Ordinary society has little or no time for righteousness. There is a complex underground system to do with right and wrong. But it is far removed from the simplicities of "But that's wrong!", or "We must do right".

That's not how things work. Thus, for instance, the letter writing classes will get all upset if Michael Lowry is reelected in Tipperary. "How can they?" they'll say. "Don't they know that Michael Lowry did this, that and the other? Have they no morals?"

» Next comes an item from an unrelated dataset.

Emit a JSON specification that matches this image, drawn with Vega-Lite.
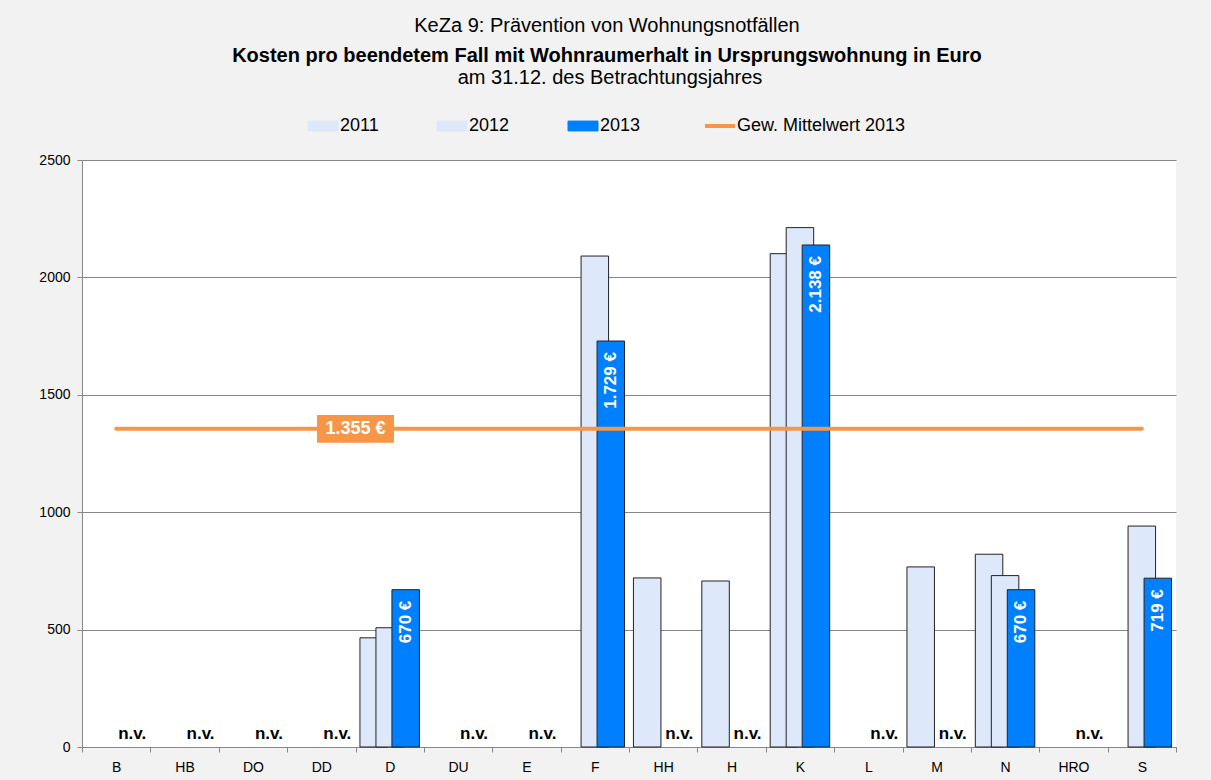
{
  "$schema": "https://vega.github.io/schema/vega-lite/v6.json",
  "width": 1094,
  "height": 587,
  "autosize": {"type": "none"},
  "padding": {"left": 82, "top": 160, "right": 35, "bottom": 33},
  "background": "#F2F2F2",
  "config": {
    "font": "Liberation Sans",
    "view": {"fill": "white", "stroke": null}
  },
  "title": {
    "text": "KeZa 9: Prävention von Wohnungsnotfällen",
    "subtitle": "Kosten pro beendetem Fall mit Wohnraumerhalt in Ursprungswohnung in Euro",
    "font": "Liberation Sans",
    "fontSize": 20,
    "fontWeight": "normal",
    "color": "black",
    "subtitleFont": "Liberation Sans",
    "subtitleFontSize": 20,
    "subtitleFontWeight": "bold",
    "subtitleColor": "black",
    "subtitlePadding": 10,
    "anchor": "middle",
    "dx": -22,
    "offset": 2
  },
  "datasets": {
    "bars": [
      {"cat": "D", "series": "2011", "value": 465, "label": ""},
      {"cat": "D", "series": "2012", "value": 508, "label": ""},
      {"cat": "D", "series": "2013", "value": 670, "label": "670 €"},
      {"cat": "F", "series": "2012", "value": 2091, "label": ""},
      {"cat": "F", "series": "2013", "value": 1729, "label": "1.729 €"},
      {"cat": "HH", "series": "2011", "value": 720, "label": ""},
      {"cat": "H", "series": "2011", "value": 707, "label": ""},
      {"cat": "K", "series": "2011", "value": 2101, "label": ""},
      {"cat": "K", "series": "2012", "value": 2212, "label": ""},
      {"cat": "K", "series": "2013", "value": 2138, "label": "2.138 €"},
      {"cat": "M", "series": "2011", "value": 767, "label": ""},
      {"cat": "N", "series": "2011", "value": 821, "label": ""},
      {"cat": "N", "series": "2012", "value": 730, "label": ""},
      {"cat": "N", "series": "2013", "value": 670, "label": "670 €"},
      {"cat": "S", "series": "2012", "value": 941, "label": ""},
      {"cat": "S", "series": "2013", "value": 719, "label": "719 €"}
    ],
    "nv": [
      {"cat": "B", "series": "2013", "value": 0, "label": "n.v."},
      {"cat": "HB", "series": "2013", "value": 0, "label": "n.v."},
      {"cat": "DO", "series": "2013", "value": 0, "label": "n.v."},
      {"cat": "DD", "series": "2013", "value": 0, "label": "n.v."},
      {"cat": "DU", "series": "2013", "value": 0, "label": "n.v."},
      {"cat": "E", "series": "2013", "value": 0, "label": "n.v."},
      {"cat": "HH", "series": "2013", "value": 0, "label": "n.v."},
      {"cat": "H", "series": "2013", "value": 0, "label": "n.v."},
      {"cat": "L", "series": "2013", "value": 0, "label": "n.v."},
      {"cat": "M", "series": "2013", "value": 0, "label": "n.v."},
      {"cat": "HRO", "series": "2013", "value": 0, "label": "n.v."}
    ],
    "mean": [
      {"cat": "B", "value": 1355, "series": "Gew. Mittelwert 2013"},
      {"cat": "S", "value": 1355, "series": "Gew. Mittelwert 2013"}
    ],
    "meanLabel": [
      {"cat": "DD", "value": 1355, "label": "1.355 €"}
    ]
  },
  "encoding": {
    "x": {
      "field": "cat",
      "type": "nominal",
      "sort": null,
      "scale": {"domain": ["B","HB","DO","DD","D","DU","E","F","HH","H","K","L","M","N","HRO","S"], "paddingInner": 0, "paddingOuter": 0},
      "axis": {
        "title": null,
        "labelAngle": 0,
        "tickBand": "extent",
        "domainColor": "#868686",
        "tickColor": "#868686",
        "tickSize": 5,
        "labelFontSize": 14,
        "labelColor": "black",
        "labelPadding": 8
      }
    },
    "y": {
      "field": "value",
      "type": "quantitative",
      "scale": {"domain": [0, 2500], "nice": false},
      "axis": {
        "title": null,
        "values": [0, 500, 1000, 1500, 2000, 2500],
        "format": "d",
        "grid": true,
        "gridColor": "#868686",
        "domainColor": "#868686",
        "tickColor": "#868686",
        "tickSize": 5,
        "labelFontSize": 14,
        "labelColor": "black",
        "labelPadding": 7
      }
    }
  },
  "layer": [
    {
      "data": {"name": "bars"},
      "mark": {"type": "bar", "width": 27.5, "stroke": "#222222", "strokeWidth": 1},
      "encoding": {
        "xOffset": {"field": "series", "type": "nominal", "scale": {"domain": ["2011","2012","2013"], "paddingInner": 0, "paddingOuter": 0.637}},
        "color": {
          "field": "series",
          "type": "nominal",
          "scale": {"domain": ["2011","2012","2013","Gew. Mittelwert 2013"], "range": ["#DEE8FB","#DEE8FB","#0080FF","#F79646"]},
          "legend": {
            "orient": "none",
            "legendX": 232,
            "legendY": -92,
            "direction": "horizontal",
            "title": "am 31.12. des Betrachtungsjahres",
            "titleOrient": "top",
            "titleAnchor": "middle",
            "titleFontSize": 20,
            "titleFontWeight": "normal",
            "titleColor": "black",
            "titleLimit": 1000,
            "titlePadding": 29,
            "labelFontSize": 18,
            "labelColor": "black",
            "labelLimit": 1000,
            "labelOffset": 8,
            "columnPadding": 56,
            "symbolSize": 900,
            "symbolType": "M-1,-0.33H1V0.33H-1Z",
            "symbolOpacity": 1,
            "symbolStrokeColor": "#222222",
            "symbolStrokeWidth": 1,
            "encode": {
              "symbols": {
                "update": {
                  "shape": {"signal": "datum.value === 'Gew. Mittelwert 2013' ? 'M-1,0H1' : 'M-1,-0.33H1V0.33H-1Z'"},
                  "fill": {"signal": "datum.value === 'Gew. Mittelwert 2013' ? 'transparent' : (datum.value === '2013' ? '#0080FF' : '#DEE8FB')"},
                  "stroke": {"signal": "datum.value === 'Gew. Mittelwert 2013' ? '#F79646' : '#222222'"},
                  "strokeWidth": {"signal": "datum.value === 'Gew. Mittelwert 2013' ? 4 : 1"}
                }
              }
            }
          }
        }
      }
    },
    {
      "data": {"name": "bars"},
      "transform": [{"filter": "datum.label !== ''"}],
      "mark": {"type": "text", "angle": 270, "align": "right", "baseline": "middle", "dx": -11, "fontSize": 17, "fontWeight": "bold", "color": "white"},
      "encoding": {
        "xOffset": {"field": "series", "type": "nominal"},
        "text": {"field": "label"}
      }
    },
    {
      "data": {"name": "nv"},
      "mark": {"type": "text", "align": "center", "baseline": "alphabetic", "dy": -8, "fontSize": 17, "fontWeight": "bold", "color": "black"},
      "encoding": {
        "xOffset": {"field": "series", "type": "nominal"},
        "text": {"field": "label"}
      }
    },
    {
      "data": {"name": "mean"},
      "mark": {"type": "line", "strokeWidth": 4, "strokeCap": "round"},
      "encoding": {
        "color": {"field": "series", "type": "nominal"}
      }
    },
    {
      "data": {"name": "meanLabel"},
      "mark": {"type": "point", "shape": "M-1,-0.36H1V0.36H-1Z", "size": 5929, "filled": true, "fill": "#F79646", "opacity": 1, "strokeWidth": 0},
      "encoding": {
        "x": {"field": "cat", "type": "nominal", "bandPosition": 1}
      }
    },
    {
      "data": {"name": "meanLabel"},
      "mark": {"type": "text", "align": "center", "baseline": "middle", "fontSize": 18, "fontWeight": "bold", "color": "white"},
      "encoding": {
        "x": {"field": "cat", "type": "nominal", "bandPosition": 1},
        "text": {"field": "label"}
      }
    }
  ]
}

But the local electorate may see things differently, as their man against the whited sepulchres above in Dublin. They may in general see a sinner as better fitted than a saint to represent their interests and get things done for them. They may be amused, admiring or sorry for him, or they may have been at school with his wife's first cousin's brother in law. Situational ethics might almost have been invented for the relationship between the Irish voter and an Irish politician. After all, the people always knew that Mr Haughey, utterly unaccountably, could live very, very lavishly. Did they mind? They didn't seem to. The democratic process was impeccable. They voted him in: they voted his party in the party voted him its leader. QED. His squireen ways were not found offensive because they were taken as a lifestyle choice - an alternative to being something blow dried in cafe society, for example - not as a shift in class allegiance.

The Arms Crisis had cleared him of any suspicion of West Britishness, to put it mildly. He raised golden eagles on his private island but he might equally well have been raising pigeons in a loft. And even on the south side, people are only three or four generations away from the time when the Irish made what shift they could to survive a constitutionally hostile government.

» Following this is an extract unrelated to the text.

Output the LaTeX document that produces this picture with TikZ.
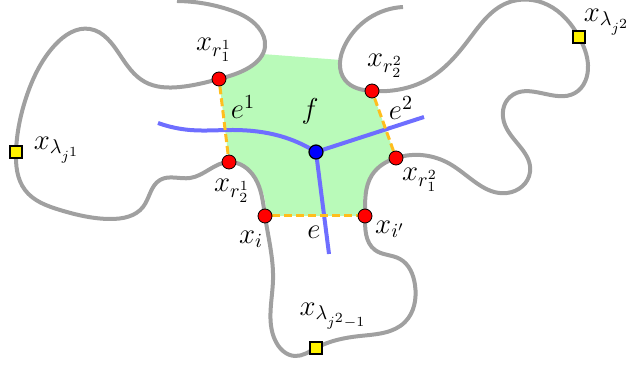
\documentclass[tikz,border=0pt]{standalone}
\usepackage{xcolor}
\usepackage{tikz}
\usetikzlibrary{positioning,backgrounds,hobby}
\definecolor{facegreen}{RGB}{185,250,185}
\definecolor{curvegray}{RGB}{160,160,160}
\definecolor{cutorange}{RGB}{255,190,30}
\definecolor{dualblue}{RGB}{110,110,255}

\begin{document}
\begin{tikzpicture}[
  x=0.5pt, y=-0.5pt,
  vtx/.style={draw, circle, fill=red, inner sep=0pt, minimum size=7pt, line width=0.4pt},
  fvtx/.style={draw, circle, fill=blue, inner sep=0pt, minimum size=7pt, line width=0.6pt},
  sq/.style={draw, rectangle, fill=yellow, inner sep=0pt, minimum size=6pt, line width=0.9pt},
  lbl/.style={inner sep=0pt, font=\Large},
  bdry/.style={draw=curvegray, line width=2pt, use Hobby shortcut},
  cut/.style={draw=cutorange, line width=1.5pt, dash pattern=on 4pt off 2pt},
  dual/.style={draw=dualblue, line width=2pt}
]
\useasboundingbox (0,0) rectangle (633,368);

  % points on the curve
  \node[vtx] (r11) at (219,79)  {};
  \node[vtx] (r21) at (229,162) {};
  \node[vtx] (xi)  at (265,216) {};
  \node[vtx] (xip) at (365,216) {};
  \node[vtx] (r12) at (396,158) {};
  \node[vtx] (r22) at (372,91)  {};
  \node[sq]  (s1)  at (16,152)  {};
  \node[sq]  (s2)  at (579,37)  {};
  \node[sq]  (s3)  at (316,348) {};

  % face vertex
  \node[fvtx] (f) at (316,152) {};

  % free ends
  \coordinate (dl) at (158,123);
  \coordinate (dr) at (424,117);
  \coordinate (dd) at (329,254);

  % labels
  \node[lbl] (lr11) at (214,50)  {$x_{r_1^1}$};
  \node[lbl] (le1)  at (243,107) {$e^1$};
  \node[lbl] (lf)   at (310,111) {$f$};
  \node[lbl] (le2)  at (401,108) {$e^2$};
  \node[lbl] (lr22) at (385,66)  {$x_{r_2^2}$};
  \node[lbl] (ls2)  at (607,22)  {$x_{\lambda_{j^2}}$};
  \node[lbl] (ls1)  at (57,150)  {$x_{\lambda_{j^1}}$};
  \node[lbl] (lr21) at (232,191) {$x_{r_2^1}$};
  \node[lbl] (lr12) at (420,180) {$x_{r_1^2}$};
  \node[lbl] (lxi)  at (251,239) {$x_i$};
  \node[lbl] (le)   at (314,232) {$e$};
  \node[lbl] (lxip) at (390,229) {$x_{i'}$};
  \node[lbl] (ls3)  at (333,316) {$x_{\lambda_{j^2-1}}$};

  \begin{scope}[on background layer]
    % face
    \fill[facegreen, use Hobby shortcut] (r11.center) .. (250,67) .. (262,54)
      -- (341,60) .. (345,80) .. (r22.center)
      -- (r12.center) .. (372,175) .. (xip.center)
      -- (xi.center) .. (255,178) .. (r21.center)
      -- cycle;

    % boundary curve
    \draw[bdry] (177,1) .. (227,9) .. (258,27) .. (265,47) .. (250,67) .. (r11.center)
      .. (180,87) .. (145,82) .. (120,55) .. (90,29) .. (55,45) .. (27,95) .. (s1.center)
      .. (25,190) .. (60,210) .. (110,219) .. (143,207) .. (160,180) .. (190,178) .. (r21.center)
      .. (255,178) .. (xi.center)
      .. (273,280) .. (275,340) .. (295,356) .. (s3.center)
      .. (360,336) .. (405,322) .. (415,285) .. (400,259) .. (375,250) .. (xip.center)
      .. (372,175) .. (r12.center)
      .. (450,164) .. (507,193) .. (530,172) .. (505,125) .. (510,97) .. (575,93) .. (588,65) .. (s2.center)
      .. (548,5) .. (507,3) .. (470,38) .. (430,78) .. (r22.center)
      .. (345,80) .. (345,45) .. (403,7);

    % dual edges
    \draw[dual, use Hobby shortcut] (f.center) .. (280,136) .. (233,130) .. (190,130) .. (dl);
    \draw[dual] (f.center) -- (dr);
    \draw[dual] (f.center) -- (dd);

    % cut edges
    \draw[cut] (r11) -- (r21);
    \draw[cut] (xi) -- (xip);
    \draw[cut] (r12) -- (r22);
  \end{scope}

\end{tikzpicture}
\end{document}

Even there, the historical disjunction between public and private morality obtains. The shrieks of outrage at the very name of Haughey are, over and over again, expressions of pure class snobbery, rather than true moral indignation.

THERE IS, of course, as deep a reservoir of moral revulsion here as anywhere else. There was no forgiveness at all for the paedophile Brendan Smyth. There is none about the contaminated blood scandal. There is a range of disgusts that are genuinely felt.

I think people were put off the institutional Catholic Church to a measurable degree by Dr Eamonn Casey's double standards. I think they responded to the beef tribunal, not with indignation about agribusiness, politicians who bend the rules for agribusiness, and civil servants who bend the rules for the politicians, but with real shock at the furlined nest lawyers have made for themselves.

There is probably as much moral indignation sloshing around the Republic as anywhere else, but in regard to politicians it doesn't predictably apply. They are not rewarded for goodness: a noble eccentric like Noel Browne is one thing, but short shrift is given to anyone who insists on reminding us of our shortcomings; a Conor Cruise O'Brien, for instance (PDs please note). And equally, they're not necessarily punished for badness.

This makes it very hard to raise the tone of political life. Or it would, but for an important twist to this relationship with morality. The people do not approve of overt cynicism. They do want respect paid to goodness and honour, so there have to be tribunals and so forth, giving the impression of a lively moral sense at work in our system. But after all the huffing and puffing, when it comes down to judging one person, to saying so and so is unworthy, or so and so is corrupt or so and so is wicked.

Maybe this time it will be different. But Parnell apart, the Irish public has so far shown great zest for pursuing errant politicians, but none for the kill.